Thanks so much for sharing parts of your own journey. I think receiving letters like yours makes me realise that it’s a shared walk and that we all, particularly as women, struggle with these issues. We’re so inclined to create wonderful, good plans for ourselves and our families (including the timing of our children) and then we sit within the confusion and doubt and grief when it doesn’t work out the way we plan. The challenge for all of us is to go on trusting God in the middle of the season – when we can’t see any answers and when the tears are still running down our cheeks. I think for me, I struggled with the loss of our plans and I wanted to understand what God was doing – thinking that I had to understand it – not only the grief over losing our five pregnancies but also the fear over Darren’s heart operations and my Dad’s spinal accident and also – why would He give us all these opportunities in Nepal and bless the things we were involved with, at work and church and in the community, and then allow us to come back to Australia and have almost everything fall apart? Why would God do that? I think up until then, I’d had a fairly child-like image of God. He’s a God of love, he loves me, he’s redeemed me through his Son, he has a plan for my life and even – he’s going to make that path smooth – the journey not necessarily easy but at least clear. It felt like that’s what he’d done up until that point.

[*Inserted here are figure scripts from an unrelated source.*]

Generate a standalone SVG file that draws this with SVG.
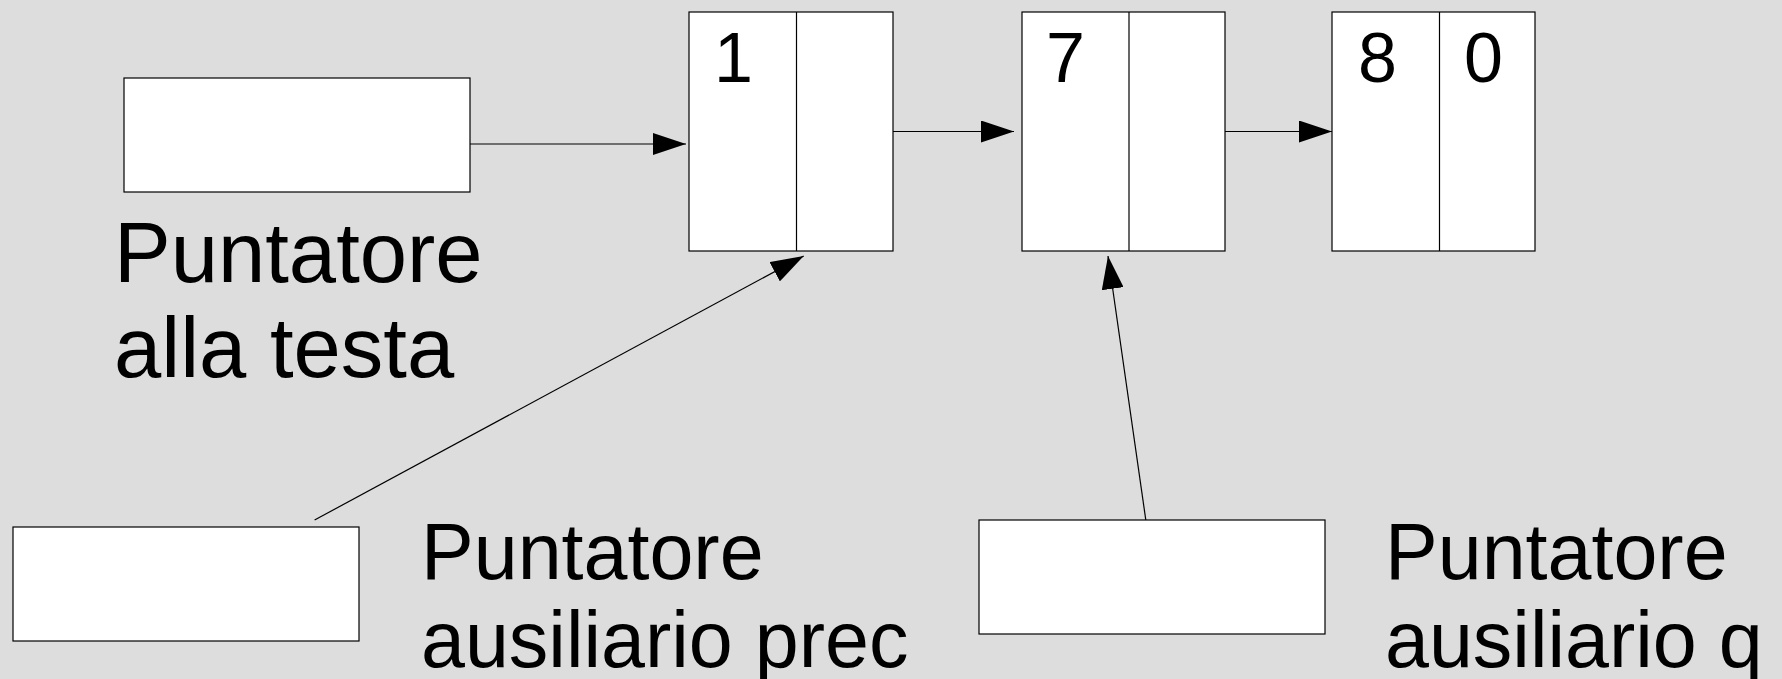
<svg xmlns="http://www.w3.org/2000/svg" width="1782" height="679" viewBox="0 0 1782 679">
<style>
.box{fill:#fff;stroke:#000;stroke-width:1.2}
.div{stroke:#000;stroke-width:1.2}
.lbl{font-family:"Liberation Sans",Arial,sans-serif;font-size:85px;fill:#000}
.lbl2{font-family:"Liberation Sans",Arial,sans-serif;font-size:79px;fill:#000}
.dig{font-family:"Liberation Sans",Arial,sans-serif;font-size:70px;fill:#000}
.con{stroke:#000;stroke-width:1.2;fill:none;marker-end:url(#ah)}
</style>
<defs>
<marker id="ah" markerUnits="userSpaceOnUse" markerWidth="34" markerHeight="22" refX="33" refY="11" orient="auto" viewBox="0 0 34 22">
<path d="M0,0 L33,11 L0,22 z" fill="#000"/>
</marker>
</defs>
<rect width="1782" height="679" fill="#dddddd"/>
<g id="head">
<rect class="box" x="124" y="78" width="346" height="114"/>
<text class="lbl" x="114" y="282">Puntatore</text>
<text class="lbl" x="114" y="377">alla testa</text>
</g>
<g id="node1">
<rect class="box" x="689" y="12" width="204" height="239"/>
<line class="div" x1="796.5" y1="12" x2="796.5" y2="251"/>
<text class="dig" x="714" y="82">1</text>
</g>
<g id="node7">
<rect class="box" x="1022" y="12" width="203" height="239"/>
<line class="div" x1="1129" y1="12" x2="1129" y2="251"/>
<text class="dig" x="1046" y="82">7</text>
</g>
<g id="node8">
<rect class="box" x="1332" y="12" width="203" height="239"/>
<line class="div" x1="1439.5" y1="12" x2="1439.5" y2="251"/>
<text class="dig" x="1358" y="82">8</text>
<text class="dig" x="1464" y="82">0</text>
</g>
<g id="prec">
<rect class="box" x="13" y="527" width="346" height="114"/>
<text class="lbl2" x="421" y="579">Puntatore</text>
<text class="lbl2" x="421" y="667">ausiliario prec</text>
</g>
<g id="q">
<rect class="box" x="979" y="520" width="346" height="114"/>
<text class="lbl2" x="1385" y="579">Puntatore</text>
<text class="lbl2" x="1385" y="667">ausiliario q</text>
</g>
<g id="connectors">
<line class="con" x1="470" y1="144" x2="686" y2="144"/>
<line class="con" x1="893" y1="131.5" x2="1014" y2="131.5"/>
<line class="con" x1="1225" y1="131.5" x2="1332" y2="131.5"/>
<line class="con" x1="314.6" y1="520" x2="803.7" y2="256"/>
<line class="con" x1="1145.8" y1="520" x2="1108" y2="256"/>
</g>
</svg>
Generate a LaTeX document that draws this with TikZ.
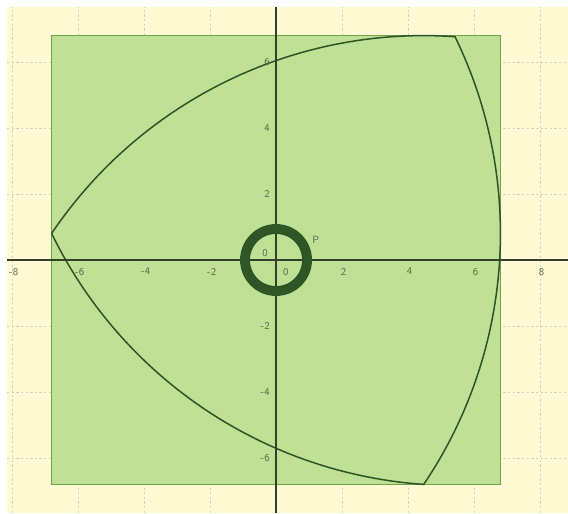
\documentclass[tikz,border=0pt]{standalone}
\usepackage{tikz}
\usetikzlibrary{%
	calc,%
	positioning,%
}
\definecolor{cyellow}{RGB}{255, 250, 212}
\definecolor{cgrid}{RGB}{210, 210, 190}
\definecolor{caxis}{RGB}{50, 65, 40}
\definecolor{cgreen}{RGB}{110, 165, 75}
\definecolor{cgreenlight}{RGB}{192, 224, 150}
\definecolor{cgreendark}{RGB}{45, 85, 38}
\tikzset{
	bgarea/.style={%
			fill=cyellow,%
			draw=none},%
	gridline/.style={%
			draw=cgrid,%
			line width=.6pt,%
			dash pattern=on 2pt off 2pt},%
	axisline/.style={%
			draw=caxis,%
			line width=1pt},%
	squarearea/.style={%
			fill=cgreenlight,%
			draw=cgreen,%
			line width=1.2pt},%
	reuleaux/.style={%
			draw=cgreendark,%
			line width=1.3pt},%
	ring/.style={%
			draw=cgreendark,%
			line width=8.5pt},%
	ticklabel/.style={%
			font={\sffamily\small},%
			text=caxis!80,%
			inner sep=1pt},%
	pointnode/.style={%
			circle,%
			fill=cgreendark,%
			inner sep=0,%
			minimum size=4.5pt},%
}

\begin{document}
\begin{tikzpicture}
	\useasboundingbox (-8.364,-7.667) rectangle (8.848,7.879);
	\fill[bgarea] (-8.152,-7.667) rectangle (8.848,7.667);

	% grid
	\foreach \x in {-8,-6,...,8} {
		\draw[gridline] (\x,-7.667) -- (\x,7.667);
	}
	\foreach \y in {-6,-4,...,6} {
		\draw[gridline] (-8.152,\y) -- (8.848,\y);
	}

	% square and curve
	\draw[squarearea] (-6.8,-6.8) rectangle (6.8,6.8);
	\coordinate (rc) at (1.033,0.257);
	\coordinate (vl) at ($(rc)+(176:7.852)$);
	\draw[reuleaux] (vl) arc[start angle=146, end angle=86, radius=13.6]
		arc[start angle=26, end angle=-34, radius=13.6]
		arc[start angle=-94, end angle=-154, radius=13.6];

	% axes
	\coordinate (xmin) at (-8.152,0);
	\coordinate (xmax) at (8.848,0);
	\coordinate (ymin) at (0,-7.667);
	\coordinate (ymax) at (0,7.667);
	\draw[axisline] (xmin) -- (xmax);
	\draw[axisline] (ymin) -- (ymax);
	\foreach \x in {-8,-6,-4,-2,2,4,6,8} {
		\node[ticklabel, anchor=north] (xl\x) at (\x+0.05,-0.2) {\x};
	}
	\foreach \y in {-6,-4,-2,2,4,6} {
		\node[ticklabel, anchor=east] (yl\y) at (-0.15,\y) {\y};
	}
	\node[ticklabel] (origy) at (-0.33,0.22) {0};
	\node[ticklabel] (origx) at (0.3,-0.36) {0};

	% circle and point
	\coordinate (o) at (0,0);
	\draw[ring] (o) circle[radius=0.94];
	\node[pointnode] (p) at (12:0.97) {};
	\node[ticklabel, above right=0.2cm and 0.05cm of p] (plabel) {P};
\end{tikzpicture}
\end{document}
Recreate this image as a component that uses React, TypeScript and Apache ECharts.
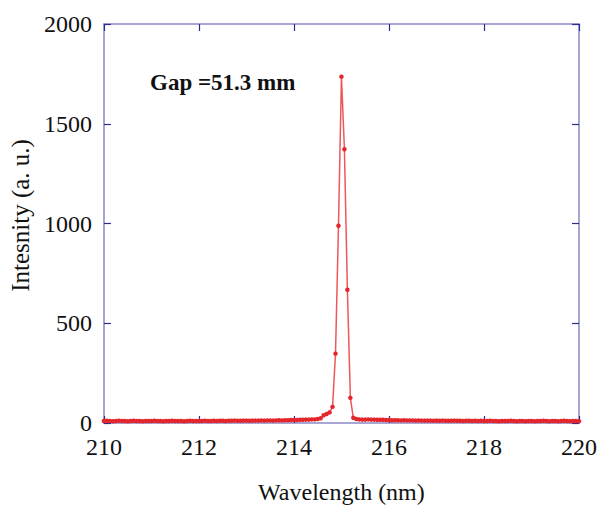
import React, { useEffect, useRef } from "react";
import * as echarts from "echarts";

const START_WAVELENGTH = 210;
const STEP = 0.0625;
const intensity: number[] = [
  10, 11, 10, 9, 10, 11, 10, 10, 9, 10, 11, 10, 10, 9, 10, 10,
  10, 11, 10, 10, 9, 10, 10, 11, 10, 10, 10, 9, 10, 11, 10, 10,
  10, 10, 11, 10, 10, 11, 10, 11, 11, 10, 11, 11, 12, 11, 11, 12,
  12, 11, 12, 12, 12, 13, 12, 13, 13, 12, 13, 14, 13, 14, 14, 15,
  15, 15, 16, 16, 17, 17, 18, 18, 20,
  24, 39, 45, 53, 81, 348, 989, 1736, 1372, 668, 126, 26,
  20, 18, 17, 17, 18, 17, 17, 16, 16, 16, 15,
  15, 14, 14, 14, 13, 14, 13, 13, 13, 12, 13, 12, 12, 12, 12, 11,
  12, 11, 12, 11, 11, 11, 12, 11, 11, 10, 11, 11, 10, 11, 10, 11,
  10, 10, 11, 10, 10, 9, 10, 10, 10, 11, 10, 9, 10, 10, 9, 10,
  10, 9, 10, 10, 11, 10, 9, 10, 10, 9, 10, 11, 10, 9, 10, 10, 9,
];
const xTicks = { min: 210, max: 220, interval: 2 };
const yTicks = { min: 0, max: 2000, interval: 500 };
const annotation = "Gap =51.3 mm";
const xName = "Wavelength (nm)";
const yName = "Intesnity (a. u.)";

const FONT = "'Liberation Serif', 'Times New Roman', serif";
const AXIS_LINE = "#8a8ac8";
const TICK = "#2c2c90";

export default function App() {
  const ref = useRef<HTMLDivElement>(null);
  useEffect(() => {
    if (!ref.current) return;
    const chart = echarts.init(ref.current, undefined, { renderer: "svg" });
    const data = intensity.map((v, i) => [START_WAVELENGTH + i * STEP, v]);
    const axisCommon = {
      axisLine: { show: true, onZero: false, lineStyle: { color: AXIS_LINE, width: 1.5 } },
      axisTick: { show: true, inside: true, length: 7, lineStyle: { color: TICK, width: 1.2 } },
      splitLine: { show: false },
    };
    chart.setOption({
      animation: false,
      backgroundColor: "#ffffff",
      grid: { left: 100, right: 20, top: 24, bottom: 73, containLabel: false },
      xAxis: [
        {
          type: "value",
          ...xTicks,
          ...axisCommon,
          axisLabel: { fontFamily: FONT, fontSize: 24, color: "#111", margin: 12, formatter: (v: number) => String(v) },
          name: xName,
          nameLocation: "middle",
          nameGap: 57,
          nameTextStyle: { fontFamily: FONT, fontSize: 24, color: "#111" },
        },
        {
          type: "value",
          position: "top",
          ...xTicks,
          ...axisCommon,
          axisLabel: { show: false },
        },
      ],
      yAxis: [
        {
          type: "value",
          ...yTicks,
          ...axisCommon,
          axisLabel: { fontFamily: FONT, fontSize: 24, color: "#111", margin: 12, formatter: (v: number) => String(v) },
          name: yName,
          nameLocation: "middle",
          nameGap: 66,
          nameTextStyle: { fontFamily: FONT, fontSize: 25, color: "#111", padding: [0, 0, 0, 16] },
        },
        {
          type: "value",
          position: "right",
          ...yTicks,
          ...axisCommon,
          axisLabel: { show: false },
        },
      ],
      graphic: [
        {
          type: "text",
          left: 150,
          top: 71,
          style: {
            text: annotation,
            fontFamily: FONT,
            fontSize: 23,
            fontWeight: "bold",
            fill: "#111",
          },
        },
      ],
      series: [
        {
          type: "line",
          data,
          xAxisIndex: 0,
          yAxisIndex: 0,
          symbol: "circle",
          symbolSize: 4.5,
          showSymbol: true,
          itemStyle: { color: "#e3262b" },
          lineStyle: { color: "rgba(232,45,45,0.8)", width: 1.5 },
          z: 3,
        },
      ],
    });
    return () => chart.dispose();
  }, []);
  return (
    <div
      ref={ref}
      style={{ position: "fixed", left: 0, top: 0, width: 600, height: 509 }}
    />
  );
}
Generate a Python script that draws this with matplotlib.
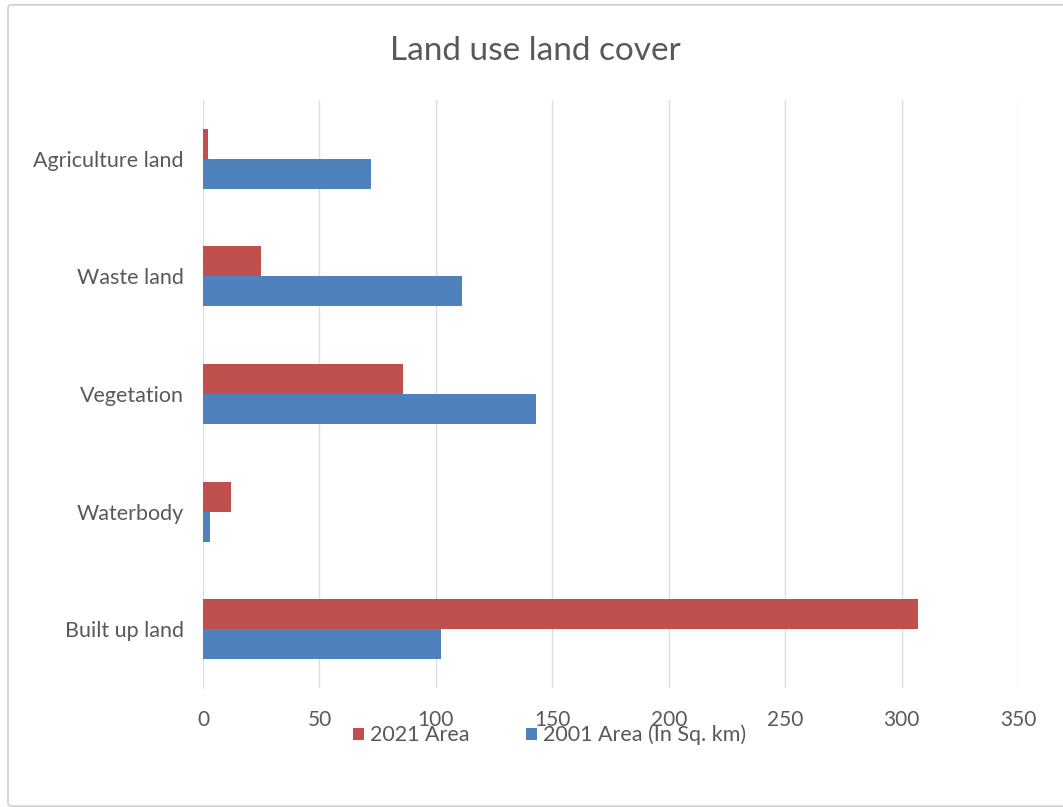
import numpy as np
import matplotlib.pyplot as plt
from matplotlib.patches import FancyBboxPatch

# Land use classes, bottom to top as drawn
categories = ["Built up land", "Waterbody", "Vegetation", "Waste land", "Agriculture land"]
area_2001 = [102, 3, 143, 111, 72]
area_2021 = [307, 12, 86, 25, 2]
xticks = [0, 50, 100, 150, 200, 250, 300, 350]

red = "#C0504D"
blue = "#4F81BD"
txt = "#595959"

plt.rcParams['font.family'] = ['Lato', 'DejaVu Sans']

fig = plt.figure(figsize=(10.63, 8.07), dpi=100)
ax = fig.add_axes([0.191, 0.1475, 0.7667, 0.7285])

# outer chart frame
frame = FancyBboxPatch((0.0075, 0.001), 1.2, 0.993, boxstyle="round,pad=0,rounding_size=0.004",
                       transform=fig.transFigure, fill=False, edgecolor="#d0d0d0", linewidth=1.2)
fig.patches.append(frame)

y = np.arange(len(categories))
h = 0.255
ax.barh(y - h / 2, area_2001, height=h, color=blue, label="2001 Area (In Sq. km)", zorder=3)
ax.barh(y + h / 2, area_2021, height=h, color=red, label="2021 Area", zorder=3)

ax.set_xlim(0, 350)
ax.set_ylim(-0.5, len(categories) - 0.5)
ax.set_xticks(xticks)
ax.set_yticks(y)
ax.set_yticklabels(categories)
ax.tick_params(axis='x', length=0, labelsize=15, colors=txt, pad=16)
ax.tick_params(axis='y', length=0, labelsize=15.5, colors=txt, pad=14)
ax.grid(axis='x', color="#dedede", linewidth=1, zorder=0)
for s in ["top", "right", "bottom"]:
    ax.spines[s].set_visible(False)
ax.spines["left"].set_color("#dedede")

fig.text(0.504, 0.937, "Land use land cover", ha="center", va="center", fontsize=24, color=txt)

handles, labels = ax.get_legend_handles_labels()
fig.legend(handles[::-1], labels[::-1], loc="center", bbox_to_anchor=(0.517, 0.089), ncol=2,
           frameon=False, fontsize=15.5, labelcolor=txt, handlelength=0.5, handleheight=0.5,
           handletextpad=0.3, columnspacing=2.6)

fig.savefig("out.png", dpi=100)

So for me, those years, were all about just being able to sit in the midst of it, tears and all, not knowing anything, but just whispering the words – “Lord I don’t understand … but I believe that in all of this, you’re Lord, even now. And you’re sovereign in my life”. And I think its the hardest thing for us to accept – the hardest point to get to – to somehow realise that he’s faithful because he is, not because he gives us what we want and not because he makes the path smooth – but because he’s the Lord of all and he’s at work in every single season to make us more like him and to bring glory to himself and to grow our relationship with him. And sometimes that occurs through the hardest of seasons, the greyest of times. During that season for me, all sorts of Bible passages came alive in new ways … like Isaiah 40 where it says – he gives strength to the weary. He does give us the strength to walk with him through the hardest of times. He doesn’t necessarily make the path smooth but he walks it with us – which is better than anything – even better than a smooth path … because we learn to cling on to him, and we learn that he’s always with us. And that’s the best thing I’ve ever learnt.
But yes, there’s something beautiful about hindsight, about being able to look back – and catch glimpses of why his plan was so much better. But the hard thing is, we don’t see that in the middle – and sometimes we don’t see that ever. In the middle, all we can do is keep walking, keep clinging on, and keep moaning at a very deep level, “Oh God, you are my God, earnestly I seek you …” (Psalm 63:1).